The wolves are important characters in Wolf Totem, a film based on the Chinese bestseller of the same name by Jiang Rong. It traces two young men's experiences on the Inner Mongolian grasslands, especially their interactions with the wolves there. Penguin published the book's English edition in 2008.
Many scenes in the film deal with wolves fighting with men and other animals. They could have been computergenerated, but Annaud insisted on using real wolves. Some also suggested using dogs and manipulating their tails with steel strings to look like those of the wolves', but the director refused.
"Only with real wolves is this film a picture that shows the genuine nature of the animal," he says.
To cast the wild animals challenged the crew's patience from the very beginning. The Mongolian wolves the novel depicts are rare, and the adult wolves could barely be trained. So they had to raise the wolves from cubs to adults, during which time some new cub wolves were born. Only wolves that grew up with the crew would feel accustomed to people being around and not try to escape when the camera rolled.
Just as directing with wolves was a challenge for Annuad, and acting with the animals was also hard for cast members.
From the first day he was on the set, Feng Shaofeng had known he was not the biggest star.
The 36-year-old actor, a heartthrob for young Chinese women, was led to a camp to meet 16 wolves, which had been training for two years.
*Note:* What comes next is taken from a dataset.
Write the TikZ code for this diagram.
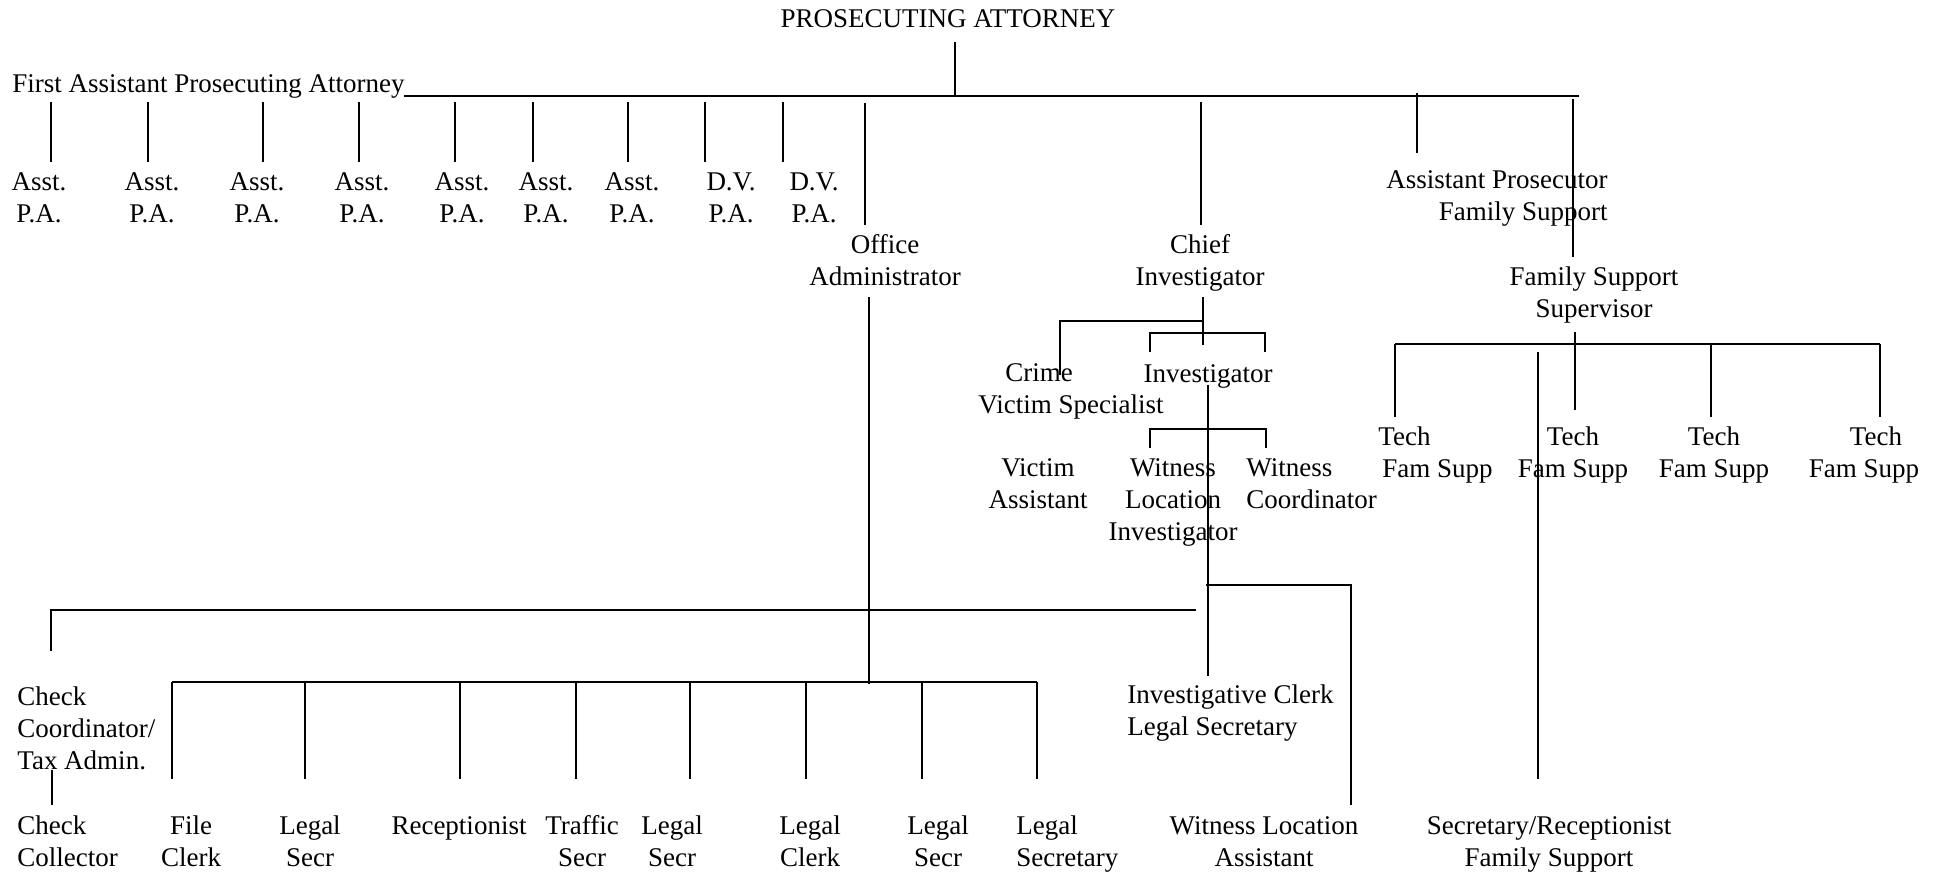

Feng was excited to meet his co-stars, but Canadian wolf trainer Andrew Simpson asked him to calm down. He told Feng wolves do not like excited people, and if they do not like someone at the first sight, they will never like him.
"I was so nervous," Feng recalls. "The feeling was like I was requesting the approval of a superstar, who would ask the director to cast me aside immediately if he doesn't want to work with me."
These clever creatures posed a great challenge for 71-year-old director Annaud, too, although he is acclaimed for The Bear and Two Brothers, two brilliant films respectively on bears and tigers.
"Wolves are so special," Annaud says. "Wolves are masters of their own. You can never force them to do things they don't want to do."
Despite its $109 million box office success, the film has not won the hearts of all critics.
A prominent ethnically Mongolian Chinese writer has slammed the movie as being inaccurate and a "distortion of our Mongolian culture".
"The wolf has never been a totem of the Mongolian people," Guo Xuebo, an ethnic Mongolian novelist and a member of China Writer's Association, wrote on his microblog on Feb 18, the day before the movie, which is based on a book of the same name, was released.
"The 'wolf totem' in both the novel and the movie is a distortion of our Mongolian culture."
Guo's post has since been shared more than 9,000 times.
In the novel, wolves are praised by the Mongolians for their teamwork, competitive spirit and for maintaining the ecological equilibrium of the prairie. Through the words of the leader in the Mongolian tribe, the writer suggests that even the troops of Genghis Khan learned their war strategies from how wolf packs hunted.
However, Guo accuses the novel and the movie of misrepresenting the place of the wolf in Mongolian culture and exaggerating its role in the ecology of the grassland.
"Wolves are evil and are regarded as the enemy of Mongolian herdsmen," he asserts.
"I studied at the Mongolian Language Institute in the 1960s and focused on Mongolian history and cultural studies in the Inner Mongolia Academy of Social Science in the 1980s. But I have never seen any written records suggesting that the wolf is a totem of the Mongolian people," Guo tells China Daily.
"The wolves are greedy, selfish, cold and cruel. To promote the spirit of the wolves is to go against humanity."
In another widely circulated review of the movie, Rasidurj, an ethnic Mongolian documentary director, shares Guo's view that the wolf has never been a totem of Mongolian people.
"The novel Wolf Totem should be categorized as a literary work which is filled with the writer's own ideals," Rasidurj wrote. "But I do praise Mr Jiang for raising public awareness of environmental protection of our grassland."
Although there is no direct historical evidence of the worship of wolves as a totem in Mongolian society, there is some evidence people revered wolves in folk customs.